In summary, looking at the research question raised through findings in this present study with a limited sample of recently completed internal and external incident investigations, our analysis is that traditional norms including hierarchies of power and control stay intact, that translation of investigation infrastructure from other safety-critical organisations have taken a narrow diverged focus and that traces of adjustment to contemporary safety science research suggesting focus on interactions at different organisational levels are weak regardless of the latest organisational and legislative changes in the Swedish healthcare system. So far, we see these changes, which in rhetoric promotes ‘the responsibility of learning from adverse events’, as a lost opportunity to alter the direction of a non-fruitful yet long-lasting incident reporting system. Under other circumstances—for example, a shift towards the usage of a variety of incident causation models, establishing routines for handling large volumes of adverse events, redesigning the social infrastructure of the incident reporting system, raising discussions on the core purpose of performing incident investigations and enhancing knowledge (meaning power) by acknowledging the importance of professional training of investigation teams—this incident reporting system could play a significant role and be a powerful tool in a patient safety improvement strategy not only in the public healthcare system such as the one studied.

Conclusions

This study seeks to understand in what safety ontology the Swedish healthcare system presently exist.

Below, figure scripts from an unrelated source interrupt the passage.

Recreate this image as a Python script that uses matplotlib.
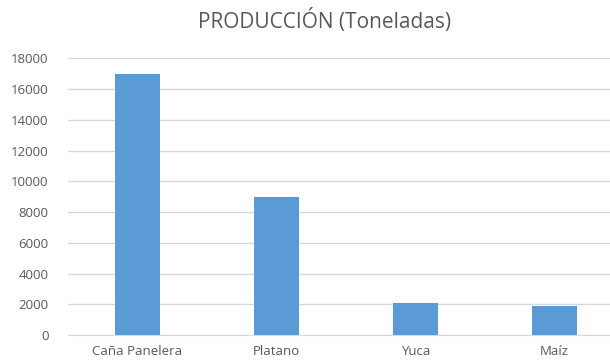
import numpy as np
import matplotlib.pyplot as plt

cultivos = ["Caña Panelera", "Platano", "Yuca", "Maíz"]
toneladas = [17000, 9000, 2060, 1890]
yticks = [0, 2000, 4000, 6000, 8000, 10000, 12000, 14000, 16000, 18000]

plt.rcParams['font.family'] = ['Open Sans', 'DejaVu Sans']
gris = '#595959'

fig = plt.figure(figsize=(6.1, 3.63), dpi=100)
ax = fig.add_axes([68/610, 28/363, 1 - 68/610, (335 - 58.3)/363])

x = np.arange(len(cultivos))
ax.bar(x, toneladas, width=0.32, color='#5B9BD5', zorder=3)

ax.set_xlim(-0.5, 3.4)
ax.set_ylim(0, 18000)
ax.set_yticks(yticks)
ax.set_yticklabels([str(v) for v in yticks], color=gris, fontsize=9.5)
ax.set_xticks(x)
ax.set_xticklabels(cultivos, color=gris, fontsize=9.5)
ax.tick_params(length=0, pad=7)
ax.tick_params(axis='y', pad=14)
ax.grid(axis='y', color='#D9D9D9', lw=1, zorder=0)
for s in ['top', 'right', 'left']:
    ax.spines[s].set_visible(False)
ax.spines['bottom'].set_color('#D9D9D9')

fig.text(325/610, 1 - 21/363, "PRODUCCIÓN (Toneladas)", ha='center', va='center',
         color=gris, fontsize=15)

fig.savefig('out.png', dpi=100)
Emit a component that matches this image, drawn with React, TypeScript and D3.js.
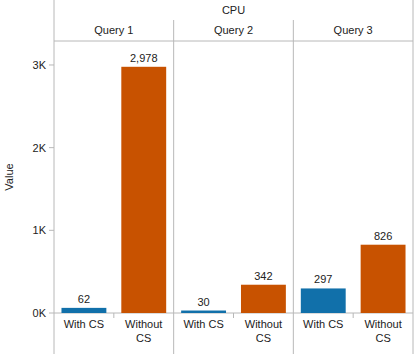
import React, { useEffect, useRef } from "react";
import * as d3 from "d3";

const queries = ["Query 1", "Query 2", "Query 3"];
const modes = ["With CS", "Without CS"];
const withCS = [62, 30, 297];
const withoutCS = [2978, 342, 826];
const yTicks = [0, 1000, 2000, 3000];
const colors = ["#1170aa", "#c85200"];

const App: React.FC = () => {
  const svgRef = useRef<SVGSVGElement>(null);
  const width = 415;
  const height = 354;

  useEffect(() => {
    if (!svgRef.current) return;
    const svg = d3.select(svgRef.current);
    svg.selectAll("*").remove();

    const left = 54;
    const right = 413;
    const headerTop = 20;
    const plotTop = 41;
    const baseline = 313;
    const font = "Liberation Sans, Arial, sans-serif";
    const gridColor = "#b8b8b8";

    const x0 = d3.scaleBand<string>().domain(queries).range([left, right]);
    const x1 = d3
      .scaleBand<string>()
      .domain(modes)
      .range([0, x0.bandwidth()])
      .paddingInner(0.25)
      .paddingOuter(0.125);
    const y = d3.scaleLinear().domain([0, 3290]).range([baseline, plotTop]);

    // header
    svg
      .append("text")
      .attr("x", (left + right) / 2)
      .attr("y", 14)
      .attr("text-anchor", "middle")
      .style("font-family", font)
      .style("font-size", "11px")
      .style("fill", "#222")
      .text("CPU");

    svg
      .append("line")
      .attr("x1", left)
      .attr("x2", right)
      .attr("y1", plotTop)
      .attr("y2", plotTop)
      .attr("stroke", gridColor);

    svg
      .selectAll(".qlabel")
      .data(queries)
      .join("text")
      .attr("x", (d) => x0(d)! + x0.bandwidth() / 2)
      .attr("y", 34)
      .attr("text-anchor", "middle")
      .style("font-family", font)
      .style("font-size", "11px")
      .style("fill", "#222")
      .text((d) => d);

    // panel dividers
    svg
      .selectAll(".divider")
      .data(queries.slice(1))
      .join("line")
      .attr("x1", (d) => x0(d)!)
      .attr("x2", (d) => x0(d)!)
      .attr("y1", headerTop)
      .attr("y2", height)
      .attr("stroke", gridColor);

    // outer frame lines
    [left, right].forEach((xx) => {
      svg
        .append("line")
        .attr("x1", xx)
        .attr("x2", xx)
        .attr("y1", 0)
        .attr("y2", height)
        .attr("stroke", gridColor);
    });

    const yAxis = svg.append("g");
    yAxis
      .selectAll("line")
      .data(yTicks)
      .join("line")
      .attr("x1", left - 5)
      .attr("x2", left)
      .attr("y1", (d) => y(d))
      .attr("y2", (d) => y(d))
      .attr("stroke", gridColor);
    yAxis
      .selectAll("text")
      .data(yTicks)
      .join("text")
      .attr("x", left - 8)
      .attr("y", (d) => y(d))
      .attr("dy", "0.35em")
      .attr("text-anchor", "end")
      .style("font-family", font)
      .style("font-size", "11px")
      .style("fill", "#222")
      .text((d) => `${d / 1000}K`);

    svg
      .append("text")
      .attr("transform", `translate(13, ${(plotTop + baseline) / 2}) rotate(-90)`)
      .attr("text-anchor", "middle")
      .style("font-family", font)
      .style("font-size", "11px")
      .style("fill", "#222")
      .text("Value");

    // baseline
    svg
      .append("line")
      .attr("x1", left)
      .attr("x2", right)
      .attr("y1", baseline)
      .attr("y2", baseline)
      .attr("stroke", gridColor);

    const rows = queries.flatMap((q, i) => [
      { q, mode: modes[0], value: withCS[i], color: colors[0] },
      { q, mode: modes[1], value: withoutCS[i], color: colors[1] },
    ]);

    // bars
    svg
      .selectAll(".bar")
      .data(rows)
      .join("rect")
      .attr("x", (d) => x0(d.q)! + x1(d.mode)!)
      .attr("y", (d) => y(d.value))
      .attr("width", x1.bandwidth())
      .attr("height", (d) => baseline - y(d.value))
      .attr("fill", (d) => d.color);

    svg
      .selectAll(".val")
      .data(rows)
      .join("text")
      .attr("x", (d) => x0(d.q)! + x1(d.mode)! + x1.bandwidth() / 2)
      .attr("y", (d) => y(d.value) - 5)
      .attr("text-anchor", "middle")
      .style("font-family", font)
      .style("font-size", "11px")
      .style("fill", "#222")
      .text((d) => d3.format(",")(d.value));

    // small ticks between the two bars of each panel
    svg
      .selectAll(".mtick")
      .data(queries)
      .join("line")
      .attr("x1", (d) => x0(d)! + x0.bandwidth() / 2)
      .attr("x2", (d) => x0(d)! + x0.bandwidth() / 2)
      .attr("y1", baseline)
      .attr("y2", baseline + 5)
      .attr("stroke", gridColor);

    // category labels
    const cat = svg
      .selectAll(".cat")
      .data(rows)
      .join("text")
      .attr("x", (d) => x0(d.q)! + x1(d.mode)! + x1.bandwidth() / 2)
      .attr("y", 328)
      .attr("text-anchor", "middle")
      .style("font-family", font)
      .style("font-size", "11px")
      .style("fill", "#222");
    cat
      .selectAll("tspan")
      .data((d) => (d.mode === "Without CS" ? ["Without", "CS"] : [d.mode]))
      .join("tspan")
      .attr("x", function () {
        return (this.parentNode as SVGTextElement).getAttribute("x");
      })
      .attr("dy", (d, i) => (i === 0 ? 0 : 14))
      .text((d) => d);
  }, []);

  return (
    <svg
      ref={svgRef}
      width={width}
      height={height}
      style={{ position: "absolute", left: 0, top: 0, background: "#fff" }}
    ></svg>
  );
};

export default App;
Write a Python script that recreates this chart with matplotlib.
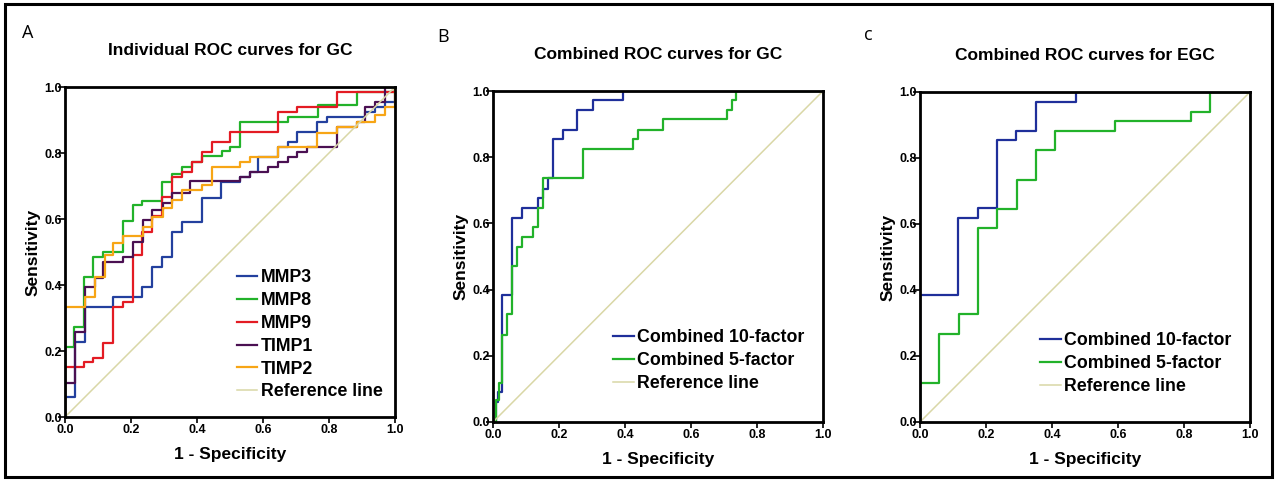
import matplotlib
matplotlib.use("Agg")
import matplotlib.pyplot as plt
from matplotlib.patches import Rectangle
from matplotlib.font_manager import FontProperties

plt.rcParams['font.family'] = ['Liberation Sans', 'DejaVu Sans']

# ---------------- data: ROC vertices (fpr where the rise happens, tpr after rise)
mmp3_fpr = [0, 0, 0.03, 0.06, 0.146, 0.234, 0.263, 0.295, 0.323, 0.355, 0.414, 0.472, 0.53, 0.56, 0.586, 0.646, 0.677, 0.702, 0.763, 0.793, 0.909, 0.939, 0.97, 1.0]
mmp3_tpr = [0, 0.06, 0.228, 0.332, 0.363, 0.393, 0.455, 0.485, 0.56, 0.59, 0.665, 0.712, 0.727, 0.742, 0.787, 0.818, 0.833, 0.863, 0.894, 0.909, 0.924, 0.94, 0.955, 1.0]

mmp8_fpr = [0, 0, 0.027, 0.058, 0.086, 0.116, 0.177, 0.207, 0.232, 0.293, 0.323, 0.354, 0.384, 0.414, 0.475, 0.5, 0.53, 0.677, 0.768, 0.884, 1.0]
mmp8_tpr = [0, 0.212, 0.273, 0.425, 0.485, 0.499, 0.595, 0.641, 0.654, 0.712, 0.737, 0.757, 0.772, 0.792, 0.805, 0.818, 0.894, 0.909, 0.944, 0.985, 1.0]

mmp9_fpr = [0, 0, 0.058, 0.086, 0.116, 0.146, 0.175, 0.205, 0.232, 0.263, 0.293, 0.323, 0.354, 0.384, 0.414, 0.444, 0.5, 0.646, 0.702, 0.823, 1.0]
mmp9_tpr = [0, 0.152, 0.167, 0.18, 0.225, 0.332, 0.347, 0.49, 0.56, 0.61, 0.666, 0.727, 0.742, 0.772, 0.803, 0.833, 0.863, 0.924, 0.939, 0.985, 1.0]

timp1_fpr = [0, 0, 0.03, 0.061, 0.091, 0.116, 0.177, 0.205, 0.237, 0.263, 0.296, 0.323, 0.379, 0.53, 0.56, 0.616, 0.646, 0.677, 0.702, 0.732, 0.823, 0.884, 0.909, 0.939, 0.97]
timp1_tpr = [0, 0.103, 0.258, 0.395, 0.42, 0.47, 0.485, 0.53, 0.597, 0.628, 0.648, 0.678, 0.714, 0.727, 0.742, 0.757, 0.772, 0.787, 0.803, 0.818, 0.879, 0.894, 0.939, 0.955, 1.0]

timp2_fpr = [0, 0, 0.061, 0.091, 0.121, 0.146, 0.177, 0.237, 0.263, 0.296, 0.323, 0.354, 0.414, 0.444, 0.53, 0.56, 0.646, 0.763, 0.823, 0.884, 0.94, 0.97, 1.0]
timp2_tpr = [0, 0.332, 0.364, 0.425, 0.491, 0.526, 0.547, 0.577, 0.607, 0.633, 0.658, 0.688, 0.703, 0.759, 0.772, 0.787, 0.818, 0.86, 0.879, 0.894, 0.916, 0.94, 1.0]

gc10_fpr = [0, 0.008, 0.015, 0.028, 0.057, 0.088, 0.135, 0.151, 0.166, 0.181, 0.212, 0.256, 0.302, 0.393, 1.0]
gc10_tpr = [0, 0.06, 0.09, 0.383, 0.616, 0.647, 0.677, 0.705, 0.737, 0.854, 0.883, 0.942, 0.972, 1.0, 1.0]

gc5_fpr = [0, 0.008, 0.017, 0.026, 0.041, 0.058, 0.073, 0.088, 0.121, 0.135, 0.151, 0.272, 0.423, 0.438, 0.514, 0.708, 0.723, 0.736, 1.0]
gc5_tpr = [0, 0.066, 0.118, 0.262, 0.325, 0.471, 0.529, 0.559, 0.589, 0.647, 0.737, 0.824, 0.854, 0.883, 0.914, 0.942, 0.972, 1.0, 1.0]

egc10_fpr = [0, 0, 0.116, 0.177, 0.232, 0.291, 0.352, 0.473, 1.0]
egc10_tpr = [0, 0.384, 0.619, 0.65, 0.854, 0.882, 0.97, 1.0, 1.0]

egc5_fpr = [0, 0, 0.059, 0.119, 0.177, 0.234, 0.293, 0.352, 0.409, 0.591, 0.82, 0.879, 1.0]
egc5_tpr = [0, 0.118, 0.266, 0.326, 0.589, 0.646, 0.734, 0.823, 0.882, 0.912, 0.939, 1.0, 1.0]

ref_line = [0, 1]
ticks = [0.0, 0.2, 0.4, 0.6, 0.8, 1.0]
tick_labels = ['0.0', '0.2', '0.4', '0.6', '0.8', '1.0']

titles = ['Individual ROC curves for GC', 'Combined ROC curves for GC', 'Combined ROC curves for EGC']
letters = ['A', 'B', 'c']

C_BLUE = '#23409e'
C_GREEN = '#22b22a'
C_RED = '#e31b23'
C_PURPLE = '#4a1052'
C_ORANGE = '#f7a515'
C_REF = '#d9d7a6'
C_BLUE2 = '#1f2f9a'

fig = plt.figure(figsize=(12.76, 4.8), dpi=100)

positions = [
    [65 / 1276, 63 / 480, 330 / 1276, 330 / 480],
    [493 / 1276, 58 / 480, 330 / 1276, 331 / 480],
    [920 / 1276, 58 / 480, 330 / 1276, 330 / 480],
]
axes = [fig.add_axes(p) for p in positions]

def style(ax, title):
    ax.set_xlim(0, 1)
    ax.set_ylim(0, 1)
    ax.set_xticks(ticks)
    ax.set_yticks(ticks)
    ax.set_xticklabels(tick_labels, fontsize=9, fontweight='bold')
    ax.set_yticklabels(tick_labels, fontsize=9, fontweight='bold')
    ax.tick_params(axis='y', direction='out', length=5, width=1.2, pad=-3)
    ax.tick_params(axis='x', direction='out', length=4, width=1.2, pad=1)
    for s in ax.spines.values():
        s.set_linewidth(2.0)
        s.set_color('black')
    ax.set_xlabel('1 - Specificity', fontsize=12.5, fontweight='bold', labelpad=8)
    ax.set_ylabel('Sensitivity', fontsize=12.5, fontweight='bold', labelpad=3)
    ax.set_title(title, fontsize=12.5, fontweight='bold', pad=23)

def legend_font():
    return FontProperties(family=['Liberation Sans'], weight='bold', size=12.8)

lw = 1.6
ax = axes[0]
ax.plot(mmp3_fpr, mmp3_tpr, drawstyle='steps-post', color=C_BLUE, lw=lw, label='MMP3')
ax.plot(mmp8_fpr, mmp8_tpr, drawstyle='steps-post', color=C_GREEN, lw=lw, label='MMP8')
ax.plot(mmp9_fpr, mmp9_tpr, drawstyle='steps-post', color=C_RED, lw=lw, label='MMP9')
ax.plot(timp1_fpr, timp1_tpr, drawstyle='steps-post', color=C_PURPLE, lw=lw, label='TIMP1')
ax.plot(timp2_fpr, timp2_tpr, drawstyle='steps-post', color=C_ORANGE, lw=lw, label='TIMP2')
ax.plot(ref_line, ref_line, color=C_REF, lw=1.1, label='Reference line')
style(ax, titles[0])
ax.legend(loc='lower left', bbox_to_anchor=(0.52, 0.05), frameon=False, borderpad=0,
          borderaxespad=0, handlelength=1.15, handletextpad=0.2, labelspacing=0.33,
          prop=legend_font())

for ax, f10, t10, f5, t5, title, ly in [(axes[1], gc10_fpr, gc10_tpr, gc5_fpr, gc5_tpr, titles[1], 0.09),
                                         (axes[2], egc10_fpr, egc10_tpr, egc5_fpr, egc5_tpr, titles[2], 0.082)]:
    ax.plot(f10, t10, drawstyle='steps-post', color=C_BLUE2, lw=lw, label='Combined 10-factor')
    ax.plot(f5, t5, drawstyle='steps-post', color=C_GREEN, lw=lw, label='Combined 5-factor')
    ax.plot(ref_line, ref_line, color=C_REF, lw=1.1, label='Reference line')
    style(ax, title)
    ax.legend(loc='lower left', bbox_to_anchor=(0.364, ly), frameon=False, borderpad=0,
              borderaxespad=0, handlelength=1.15, handletextpad=0.2, labelspacing=0.33,
              prop=legend_font())

letter_pos = [(28, 33), (443, 37), (868, 35)]
for (x, y), s in zip(letter_pos, letters):
    fig.text(x / 1276, 1 - y / 480, s, fontsize=13, family=['Open Sans', 'DejaVu Sans'],
             ha='center', va='center')

fig.add_artist(Rectangle((5 / 1276, 3 / 480), 1267 / 1276, 473 / 480, transform=fig.transFigure,
                         fill=False, edgecolor='black', lw=2.2))

fig.savefig('out.png', dpi=100)
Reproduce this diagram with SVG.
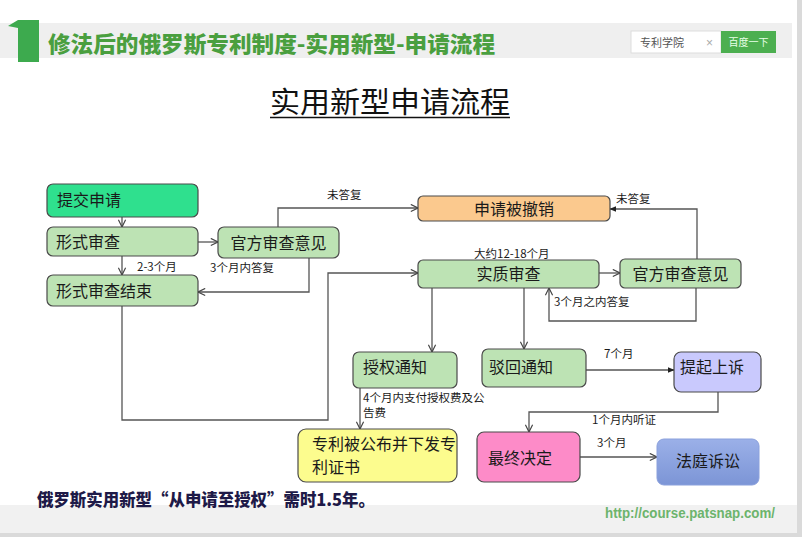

Using both semi-quantitative and qualitative methods, an analysis of a data set in recently completed incident investigations covering all regional supervisory authority offices was performed. Obvious signs of a healthcare system using traditional linear causality construction with a focus on the event’s immediate spatial proximity were found. Furthermore, strong signs of mistranslation of social infrastructure from other safety-critical organisations together with investigation work efficiency and closure of cases as essential parts of the main actors’ performance were also found. Despite new legislation and recent organisational change at different levels within the healthcare system, with rhetoric stating both improvement and high levels of patient safety, traditional norms of power and hierarchy stay intact. However, we believe that such findings represent an adaption made by the main actors to their different obligations. Through this adaption, the system still brings societal closure of harm, changing focus to a move on forward and a contribution to the legitimacy of care in the Swedish healthcare system.